[REQ] Add compiler flag/define to make threadpool use a stack instead of queue

MrGroover007 commented 7 months ago

Describe the new feature

Thanks for providing this easy to use thread pool. :) I have some tasks that generate a bunch of results, which are then processed further using the thread pool (1:n relation in each generation). Before some termination criteria hits (e.g. number of generations), exponentially more tasks are created than processed. This results in a large peak memory usage, as the tasks-queue grows quite large. So far, I modified your code to make the tasks-queue use a std::stack instead of std::queue. For me, this results in less memory peak usage since there are not that many pending tasks. Of course, this also changes execution order to LIFO instead of FIFO. I haven't bothered using the optional priority queue since a std::stack is sufficient for my application. This should also have the same performance as a std::queue, compared to the std::priority_queue, which is potentially slower on inserts.

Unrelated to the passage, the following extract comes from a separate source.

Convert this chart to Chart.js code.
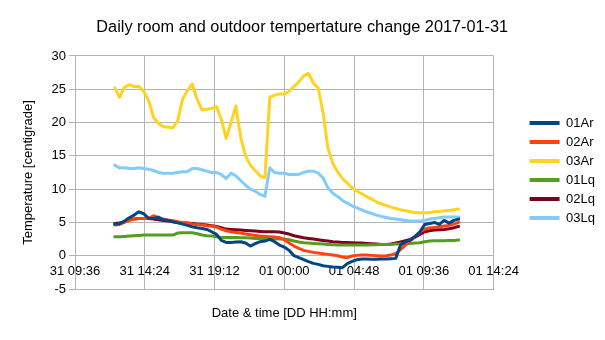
<!DOCTYPE html>
<html>
<head>
  <title>Daily room and outdoor temperature</title>
  <script src="https://cdn.jsdelivr.net/npm/chart.js"></script>
  <style>
    body { margin: 0; background: #fff; }
    canvas { display: block; }
  </style>
</head>
<body>
  <canvas id="chartCanvas" width="605" height="340"></canvas>

  <script>
    // readings every 20 minutes, 31 12:20 .. 01 12:00
    const times = [
      '31 12:20', '31 12:40', '31 13:00', '31 13:20', '31 13:40', '31 14:00', '31 14:20', '31 14:40',
      '31 15:00', '31 15:20', '31 15:40', '31 16:00', '31 16:20', '31 16:40', '31 17:00', '31 17:20',
      '31 17:40', '31 18:00', '31 18:20', '31 18:40', '31 19:00', '31 19:20', '31 19:40', '31 20:00',
      '31 20:20', '31 20:40', '31 21:00', '31 21:20', '31 21:40', '31 22:00', '31 22:20', '31 22:40',
      '31 23:00', '31 23:20', '31 23:40',
      '01 00:00', '01 00:20', '01 00:40', '01 01:00', '01 01:20', '01 01:40', '01 02:00', '01 02:20',
      '01 02:40', '01 03:00', '01 03:20', '01 03:40', '01 04:00', '01 04:20', '01 04:40', '01 05:00',
      '01 05:20', '01 05:40', '01 06:00', '01 06:20', '01 06:40', '01 07:00', '01 07:20', '01 07:40',
      '01 08:00', '01 08:20', '01 08:40', '01 09:00', '01 09:20', '01 09:40', '01 10:00', '01 10:20',
      '01 10:40', '01 11:00', '01 11:20', '01 11:40', '01 12:00'
    ];

    const seriesNames = ['01Ar', '02Ar', '03Ar', '01Lq', '02Lq', '03Lq'];
    const seriesColors = ['#004586', '#ff420e', '#ffd320', '#579d1c', '#7e0021', '#83caff'];

    const ar01 = [4.75, 4.8, 5.2, 5.7, 6.1, 6.6, 6.3, 5.6, 5.6, 5.8, 5.4, 5.3, 5.1, 4.95, 4.75, 4.55, 4.35, 4.2,
      4.1, 3.95, 3.6, 3.2, 2.3, 2.0, 2.0, 2.05, 2.1, 1.9, 1.45, 1.8, 2.1, 2.2, 2.45, 2.1, 1.6, 1.3, 0.8, 0.0,
      -0.3, -0.6, -0.9, -1.15, -1.3, -1.5, -1.6, -1.7, -1.75, -1.8, -1.2, -0.85, -0.6, -0.5, -0.5, -0.55,
      -0.55, -0.5, -0.5, -0.45, -0.4, 1.6, 2.1, 2.35, 2.9, 3.6, 4.7, 4.85, 5.0, 4.7, 5.3, 4.9, 5.3, 5.5];
    const ar02 = [4.6, 4.7, 5.0, 5.3, 5.5, 5.6, 5.6, 5.6, 6.0, 5.7, 5.5, 5.35, 5.25, 5.1, 5.0, 4.9, 4.75, 4.7,
      4.6, 4.5, 4.45, 4.3, 4.0, 3.75, 3.6, 3.5, 3.4, 3.25, 3.15, 3.05, 2.95, 2.9, 2.85, 2.8, 2.7, 2.4, 1.9,
      1.45, 1.1, 0.8, 0.65, 0.5, 0.4, 0.3, 0.2, 0.1, 0.0, -0.2, -0.3, -0.05, 0.05, 0.1, 0.1, 0.05, 0.0,
      -0.05, 0.0, 0.1, 0.3, 0.9, 1.6, 2.25, 2.85, 3.55, 4.0, 4.15, 4.25, 4.35, 4.45, 4.55, 4.75, 5.0];
    const ar03 = [25.2, 23.8, 25.3, 25.7, 25.4, 25.4, 24.7, 23.3, 20.8, 19.9, 19.4, 19.3, 19.2, 20.3, 23.5,
      24.8, 25.8, 23.5, 21.9, 22.0, 22.1, 22.4, 20.5, 17.6, 20.0, 22.5, 17.8, 15.0, 13.6, 12.8, 12.0, 11.7,
      23.8, 24.1, 24.3, 24.3, 24.7, 25.4, 26.1, 27.0, 27.4, 25.9, 25.2, 21.5, 16.2, 13.9, 12.6, 11.6, 10.9,
      10.2, 9.7, 9.3, 8.9, 8.5, 8.1, 7.8, 7.55, 7.3, 7.1, 6.9, 6.75, 6.6, 6.5, 6.45, 6.45, 6.5, 6.6, 6.65,
      6.7, 6.8, 6.9, 7.0];
    const lq01 = [2.85, 2.85, 2.9, 2.95, 3.0, 3.05, 3.1, 3.1, 3.1, 3.1, 3.1, 3.1, 3.1, 3.4, 3.45, 3.45, 3.45,
      3.3, 3.1, 3.0, 2.95, 2.85, 2.75, 2.75, 2.75, 2.75, 2.7, 2.7, 2.65, 2.6, 2.6, 2.6, 2.55, 2.55, 2.5, 2.5,
      2.4, 2.2, 2.05, 1.95, 1.9, 1.85, 1.8, 1.75, 1.7, 1.65, 1.6, 1.6, 1.6, 1.6, 1.6, 1.6, 1.6, 1.65, 1.65,
      1.7, 1.7, 1.7, 1.75, 1.75, 1.8, 1.85, 1.9, 1.95, 2.1, 2.2, 2.25, 2.25, 2.25, 2.3, 2.3, 2.35];
    const lq02 = [4.85, 4.9, 5.1, 5.35, 5.5, 5.6, 5.6, 5.6, 5.5, 5.4, 5.3, 5.2, 5.1, 5.0, 4.95, 4.9, 4.85,
      4.75, 4.7, 4.6, 4.5, 4.4, 4.2, 4.0, 3.95, 3.9, 3.85, 3.8, 3.75, 3.7, 3.65, 3.6, 3.6, 3.6, 3.55, 3.4,
      3.25, 3.0, 2.85, 2.7, 2.6, 2.5, 2.4, 2.3, 2.2, 2.1, 2.05, 2.0, 2.0, 1.95, 1.9, 1.9, 1.85, 1.8, 1.75,
      1.7, 1.7, 1.75, 1.9, 2.05, 2.25, 2.45, 2.8, 3.2, 3.6, 3.75, 3.85, 3.9, 3.95, 4.05, 4.2, 4.4];
    const lq03 = [13.6, 13.2, 13.2, 13.1, 13.1, 13.2, 13.1, 13.0, 12.8, 12.5, 12.4, 12.4, 12.4, 12.5, 12.6,
      12.6, 13.1, 13.1, 12.9, 12.7, 12.5, 12.5, 12.2, 11.6, 12.4, 12.0, 11.3, 10.6, 10.0, 9.7, 9.2, 8.9,
      13.2, 12.5, 12.4, 12.4, 12.2, 12.2, 12.2, 12.5, 12.7, 12.7, 12.4, 11.7, 10.2, 9.4, 8.9, 8.3, 7.9, 7.5,
      7.2, 6.9, 6.6, 6.35, 6.1, 5.9, 5.75, 5.6, 5.5, 5.4, 5.3, 5.2, 5.2, 5.2, 5.3, 5.5, 5.6, 5.7, 5.8, 5.8,
      5.8, 5.8];

    // axis range: 31 09:36 .. 01 14:24, one grid line every 4h48
    const xMin = 576;
    const xMax = 2304;
    const xStep = 288;

    const gridColor = '#b3b3b3';
    Chart.defaults.font.family = '"Liberation Sans", Arial, sans-serif';
    Chart.defaults.color = '#000';

    // '31 12:20' -> minutes since 31 00:00
    function toMinutes(t) {
      const day = t.slice(0, 2) === '31' ? 0 : 1;
      const hh = parseInt(t.slice(3, 5));
      const mm = parseInt(t.slice(6, 8));
      return day * 1440 + hh * 60 + mm;
    }

    function formatTick(value) {
      const day = value >= 1440 ? '01' : '31';
      const m = value % 1440;
      const hh = String(Math.floor(m / 60)).padStart(2, '0');
      const mm = String(m % 60).padStart(2, '0');
      return day + ' ' + hh + ':' + mm;
    }

    const allSeries = [ar01, ar02, ar03, lq01, lq02, lq03];
    const datasets = allSeries.map((values, i) => ({
      label: seriesNames[i],
      data: times.map((t, k) => ({ x: toMinutes(t), y: values[k] })),
      borderColor: seriesColors[i],
      backgroundColor: seriesColors[i],
      borderWidth: 3,
      pointRadius: 0,
      borderJoinStyle: 'round',
      borderCapStyle: 'round',
      tension: 0,
      fill: false
    }));

    // legend sits a bit away from the plot, title centred on the page
    const boxShift = {
      id: 'boxShift',
      afterLayout(chart) {
        const lg = chart.legend;
        lg.left += 30;
        lg.right += 30;
        lg.top -= 2;
        lg.bottom -= 2;
        const tt = chart.titleBlock;
        if (tt) {
          tt.left += 6.5;
          tt.right += 6.5;
        }
      }
    };

    new Chart(document.getElementById('chartCanvas').getContext('2d'), {
      type: 'line',
      data: { datasets: datasets },
      plugins: [boxShift],
      options: {
        responsive: false,
        animation: false,
        devicePixelRatio: 1,
        layout: { padding: { left: 16.5, right: 30, top: 0, bottom: 15 } },
        scales: {
          x: {
            type: 'linear',
            position: 'bottom',
            min: xMin,
            max: xMax,
            ticks: { display: false, stepSize: xStep },
            grid: { color: gridColor, drawTicks: false },
            border: { color: gridColor },
            title: {
              display: true,
              text: 'Date & time [DD HH:mm]',
              font: { size: 13 },
              padding: { top: 4, bottom: 4 }
            },
            afterFit: function (scale) { scale.height = 36; }
          },
          xLabels: {
            type: 'linear',
            axis: 'x',
            position: { y: 0 },
            min: xMin,
            max: xMax,
            ticks: {
              stepSize: xStep,
              autoSkip: false,
              maxRotation: 0,
              padding: 8,
              font: { size: 13 },
              callback: formatTick
            },
            grid: { display: false, drawTicks: false },
            border: { display: false },
            afterFit: function (scale) { scale.height = 0; }
          },
          y: {
            min: -5,
            max: 30,
            ticks: { stepSize: 5, padding: 3, font: { size: 13 } },
            grid: { color: gridColor, tickLength: 6 },
            border: { color: gridColor },
            title: {
              display: true,
              text: 'Temperature [centigrade]',
              font: { size: 13 },
              padding: { top: 4, bottom: 4 }
            },
            afterFit: function (scale) { scale.width = 58.5; }
          }
        },
        plugins: {
          title: {
            display: true,
            text: 'Daily room and outdoor tempertature change 2017-01-31',
            font: { size: 16.3, weight: 'normal' },
            color: '#000',
            padding: { top: 18.2, bottom: 18.2 }
          },
          legend: {
            position: 'right',
            fullSize: false,
            labels: {
              font: { size: 13 },
              boxWidth: 30,
              boxHeight: 4,
              padding: 6,
              generateLabels: function (chart) {
                const items = Chart.defaults.plugins.legend.labels.generateLabels(chart);
                items.forEach(it => { it.lineWidth = 0; });
                return items;
              }
            }
          },
          tooltip: { enabled: false }
        }
      }
    });
  </script>
</body>
</html>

Hence my suggestion is to add an optional define that makes the tasks use a std::stack instead of std::queue. This would require three #ifdefs. Obviously, two would be the include and declaration of the tasks member. The third one is required because std::stack doesn't have a .front() member function - it uses .top instead. Basically, that's it, since STL containers are nicely designed to be interchangeable with each other.

Please find a diff attached. BS_thread_pool.hpp.txt

bshoshany commented 7 months ago

Hi @MrGroover007 and thanks for your suggestion! This seems easy enough to add.

However, I am wondering how much a LIFO queue makes sense for a thread pool. Generally, I would expect the tasks to run in the order of submission, FIFO, with the priority queue option allowing for more fine-tuned control if some tasks are more urgent than others. But a LIFO queue would mean that the tasks I submitted first may never be executed at all if I keep submitting more and more tasks. Can you please elaborate a bit more on what your code does and how a LIFO task queue is suitable for it?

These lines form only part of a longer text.